1Rey. 18, 41-46;
Sal. 64;
Mt. 5, 20-26
Tenemos problemas como cualquier hijo de vecino, como se suele decir, en la convivencia de cada día con los demás o en cualquier otro aspecto de la vida. Pero el discípulo de Jesús no se enfrenta a los problemas ni busca solución simplemente como hace cualquier hijo de vecino. Es que yo soy como todos, nos es fácil decir. Pero para un cristiano no tendría que ser así. Es que todo el mundo lo hace así, pero es que yo que soy discípulo de Jesús no hago simplemente lo que hace todo el mundo, sino que mi criterio y la norma o el sentido de mi actuar lo tengo en Jesús.
Hoy Jesús nos ha dicho: ‘Si no sois mejores que los escribas y fariseos, no entraréis en el reino de los cielos’. Para nosotros está siempre la exigencia que tenemos que ser mejores. Y mejores no es que estemos por encima de nadie, sino que no podemos contentarnos con la media. Contentarnos con la media, yo diría que es quedarnos en una nota baja. Nuestra medida tiene que ser mayor. Nuestra exigencia tiene que ser distinta. El listón que nos pone Jesús siempre más alto, más arriba, más allá. En algo hemos de distinguirnos los que en verdad seguimos a Jesús.
La antífona del aleluya al evangelio nos ha recordado el mandamiento de Jesús. ‘Amaos los unos a los otros como yo os he amado’. Y es que hoy el evangelio nos habla de la delicadeza y de la exquisitez en que hemos de vivir nuestro amor. Ya escuchamos con demasiada frecuencia la clásica frase o justificación de muchos: ‘yo no mato ni robo, yo no tengo pecados’. Pues bien, si escucháramos el evangelio de hoy con toda atención nos damos cuenta de lo cortos que nos quedamos con frases así.
Jesús contrapone lo que la gente suele decir, la actitud mínima que quizá podría exigir el antiguo Testamento, aunque si lo leemos con atención vemos es una interpretación muy corta de lo que se dice en los libros de la Ley, porque allí se nos dan muchos detalles de hasta donde tiene que llegar el amor de un buen creyente judío. ‘Habéis oído que se dijo a los antiguos… pero yo os digo: todo el que esté peleado con su hermano, será procesado…’ Y después de ponernos esa exigencia de armonía y de paz que tiene que haber entre los hermanos, nos hablará de la delicadeza en nuestro trato y en nuestras palabras hacia el otro, de la búsqueda de reconciliación, del diálogo que tiene que conducir siempre a la paz.

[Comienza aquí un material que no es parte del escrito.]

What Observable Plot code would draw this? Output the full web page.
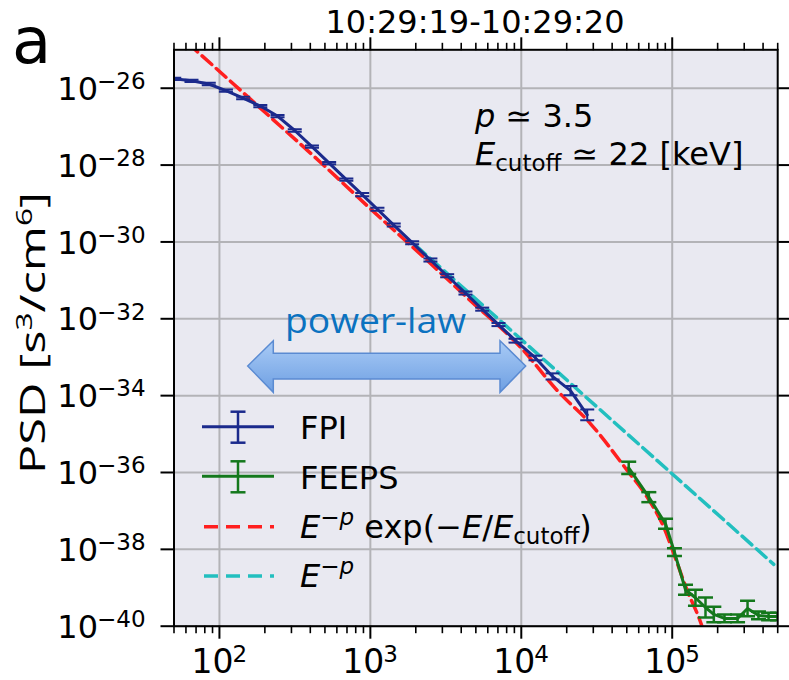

Jesús es muy concreto y está tocando esas cosas que nos pueden suceder todos los días en nuestra convivencia y trato con los demás. Nunca palabras fuertes ni hirientes. De cuánta violencia llenamos muchas veces nuestras palabras y nuestras conversaciones. Que lenguaje más fuerte e hiriente se utiliza muchas veces en el trato con los demás. Busquemos siempre la palabra buena y el corazón generoso, la palabra amable y agradable al oído y al corazón del hermano.
Nada que pueda romper la comunión entre nosotros y hacernos estar distantes, si es que queremos vivir de verdad en comunión con el Señor, Es claro lo que nos dice Jesús. ‘Si cuando vas a poner tu ofrenda sobre el altar, de acuerdas de que tu hermano tiene quejas contra ti, deja allí tu ofrenda y vete primero a reconciliarte con tu hermano, y entonces vuelve a presentar tu ofrenda’.
Una reconciliación que nos lleve siempre a buscar y a ofrecer generosamente comprensión y perdón; que busque todo aquello que nos pueda servir para el encuentro y para la comunión; a tender puentes que nos acerquen y busquen la armonía del corazón. Nunca volver la espalda al otro porque sea distinto o no piensa igual, nunca crear distancias porque haya cosas en las que no coincidimos, porque siempre hay un punto de encuentro.
Son las delicadezas del amor. Es el estilo nuevo que nos enseña Jesús. Es en lo que en verdad tenemos que distinguirnos sus discípulos. Es ese listón alto que nos pone Jesús, pero en donde nos acompaña con la fuerza de su Espíritu.